Start DATA SECTION
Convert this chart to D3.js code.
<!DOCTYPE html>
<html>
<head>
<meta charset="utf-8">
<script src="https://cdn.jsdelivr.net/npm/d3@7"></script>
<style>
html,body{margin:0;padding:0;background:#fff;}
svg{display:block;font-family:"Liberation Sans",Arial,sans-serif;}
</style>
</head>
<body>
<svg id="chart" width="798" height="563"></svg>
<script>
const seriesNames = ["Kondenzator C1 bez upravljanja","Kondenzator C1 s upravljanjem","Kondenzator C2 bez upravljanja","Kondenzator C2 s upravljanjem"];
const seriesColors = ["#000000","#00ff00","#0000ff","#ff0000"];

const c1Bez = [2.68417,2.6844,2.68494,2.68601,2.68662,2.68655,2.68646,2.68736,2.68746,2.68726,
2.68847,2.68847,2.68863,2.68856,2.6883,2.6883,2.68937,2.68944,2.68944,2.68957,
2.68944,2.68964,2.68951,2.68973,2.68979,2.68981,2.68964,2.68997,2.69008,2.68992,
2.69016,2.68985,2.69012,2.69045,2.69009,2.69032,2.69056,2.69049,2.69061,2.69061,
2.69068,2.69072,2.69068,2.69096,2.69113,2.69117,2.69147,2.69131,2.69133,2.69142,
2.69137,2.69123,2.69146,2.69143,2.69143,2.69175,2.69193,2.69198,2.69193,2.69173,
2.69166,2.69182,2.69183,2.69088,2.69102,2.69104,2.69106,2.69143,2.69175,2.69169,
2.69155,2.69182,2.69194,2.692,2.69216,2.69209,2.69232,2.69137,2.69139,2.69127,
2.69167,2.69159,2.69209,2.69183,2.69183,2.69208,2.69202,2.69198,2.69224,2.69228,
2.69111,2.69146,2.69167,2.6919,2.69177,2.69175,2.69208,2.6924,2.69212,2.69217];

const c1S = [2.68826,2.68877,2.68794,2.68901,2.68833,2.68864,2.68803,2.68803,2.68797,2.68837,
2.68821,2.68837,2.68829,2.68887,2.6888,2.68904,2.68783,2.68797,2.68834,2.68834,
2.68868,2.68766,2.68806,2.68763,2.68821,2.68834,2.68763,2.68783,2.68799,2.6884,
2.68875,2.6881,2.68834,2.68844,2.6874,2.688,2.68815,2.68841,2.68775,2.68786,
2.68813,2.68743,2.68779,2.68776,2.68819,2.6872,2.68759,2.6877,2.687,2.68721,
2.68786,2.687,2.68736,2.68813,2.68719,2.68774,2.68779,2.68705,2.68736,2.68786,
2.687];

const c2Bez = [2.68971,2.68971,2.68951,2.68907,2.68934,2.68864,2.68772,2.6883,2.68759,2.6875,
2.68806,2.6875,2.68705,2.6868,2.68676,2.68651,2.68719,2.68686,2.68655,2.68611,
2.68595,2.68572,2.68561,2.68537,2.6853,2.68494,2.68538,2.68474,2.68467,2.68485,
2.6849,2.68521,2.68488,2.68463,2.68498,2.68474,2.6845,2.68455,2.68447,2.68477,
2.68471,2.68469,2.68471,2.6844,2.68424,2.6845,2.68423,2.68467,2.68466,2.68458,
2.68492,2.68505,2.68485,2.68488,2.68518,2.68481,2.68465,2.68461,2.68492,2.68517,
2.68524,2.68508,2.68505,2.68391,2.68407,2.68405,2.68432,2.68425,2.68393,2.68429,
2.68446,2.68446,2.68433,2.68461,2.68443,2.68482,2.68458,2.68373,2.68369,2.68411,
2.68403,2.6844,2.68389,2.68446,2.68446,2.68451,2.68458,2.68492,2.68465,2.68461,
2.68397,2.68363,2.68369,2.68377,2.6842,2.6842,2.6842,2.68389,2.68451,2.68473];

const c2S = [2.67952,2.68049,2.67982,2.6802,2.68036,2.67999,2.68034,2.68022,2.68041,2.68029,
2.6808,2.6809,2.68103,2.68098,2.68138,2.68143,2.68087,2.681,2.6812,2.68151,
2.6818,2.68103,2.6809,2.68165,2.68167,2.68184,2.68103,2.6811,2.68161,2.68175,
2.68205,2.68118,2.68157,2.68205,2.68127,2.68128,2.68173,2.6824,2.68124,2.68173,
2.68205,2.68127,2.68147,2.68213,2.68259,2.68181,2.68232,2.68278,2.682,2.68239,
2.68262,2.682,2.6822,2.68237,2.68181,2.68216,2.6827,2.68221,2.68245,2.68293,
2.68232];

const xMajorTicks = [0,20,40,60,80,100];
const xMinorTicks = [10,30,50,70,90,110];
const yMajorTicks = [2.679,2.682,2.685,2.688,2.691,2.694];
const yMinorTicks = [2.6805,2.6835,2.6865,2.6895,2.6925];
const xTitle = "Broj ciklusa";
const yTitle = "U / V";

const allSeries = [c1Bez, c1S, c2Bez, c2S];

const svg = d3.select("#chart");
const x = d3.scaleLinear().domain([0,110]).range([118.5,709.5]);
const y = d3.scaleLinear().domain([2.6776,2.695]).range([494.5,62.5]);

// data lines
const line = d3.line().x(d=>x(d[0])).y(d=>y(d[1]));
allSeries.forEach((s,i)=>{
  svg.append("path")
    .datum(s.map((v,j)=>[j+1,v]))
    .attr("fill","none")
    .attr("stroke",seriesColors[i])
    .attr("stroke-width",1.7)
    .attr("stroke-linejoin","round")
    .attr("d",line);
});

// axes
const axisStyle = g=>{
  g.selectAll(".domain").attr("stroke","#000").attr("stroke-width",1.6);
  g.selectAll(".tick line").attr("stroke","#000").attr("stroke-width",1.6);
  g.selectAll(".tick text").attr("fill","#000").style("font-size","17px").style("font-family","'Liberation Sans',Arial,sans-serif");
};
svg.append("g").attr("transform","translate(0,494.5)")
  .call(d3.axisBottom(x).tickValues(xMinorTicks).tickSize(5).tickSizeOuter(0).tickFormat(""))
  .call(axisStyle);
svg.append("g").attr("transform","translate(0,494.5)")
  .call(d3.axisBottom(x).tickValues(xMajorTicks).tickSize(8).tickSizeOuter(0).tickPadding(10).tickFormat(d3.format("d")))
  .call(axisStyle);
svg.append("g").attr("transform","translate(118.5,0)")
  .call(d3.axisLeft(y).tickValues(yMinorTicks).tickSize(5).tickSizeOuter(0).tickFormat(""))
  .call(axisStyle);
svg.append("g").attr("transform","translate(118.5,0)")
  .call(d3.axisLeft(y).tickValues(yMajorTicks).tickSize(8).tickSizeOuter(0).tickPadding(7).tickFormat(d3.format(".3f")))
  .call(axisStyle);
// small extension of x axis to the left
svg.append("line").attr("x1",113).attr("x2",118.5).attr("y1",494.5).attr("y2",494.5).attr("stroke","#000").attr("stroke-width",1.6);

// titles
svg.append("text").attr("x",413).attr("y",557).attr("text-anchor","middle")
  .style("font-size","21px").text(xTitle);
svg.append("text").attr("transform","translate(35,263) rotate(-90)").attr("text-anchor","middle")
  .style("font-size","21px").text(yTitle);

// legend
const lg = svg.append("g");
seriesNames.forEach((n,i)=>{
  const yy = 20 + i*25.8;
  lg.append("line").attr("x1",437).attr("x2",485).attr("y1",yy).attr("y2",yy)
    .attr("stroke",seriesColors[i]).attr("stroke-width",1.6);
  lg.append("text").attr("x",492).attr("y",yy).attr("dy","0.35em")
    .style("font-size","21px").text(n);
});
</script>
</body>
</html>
End DATA SECTION
▶ _TASK TO CARRY OUT_:
From the listing above, copy every line that holds the string "chart".

▶ _WORKED SOLUTION_:
Convert this chart to D3.js code.
<svg id="chart" width="798" height="563"></svg>
const svg = d3.select("#chart");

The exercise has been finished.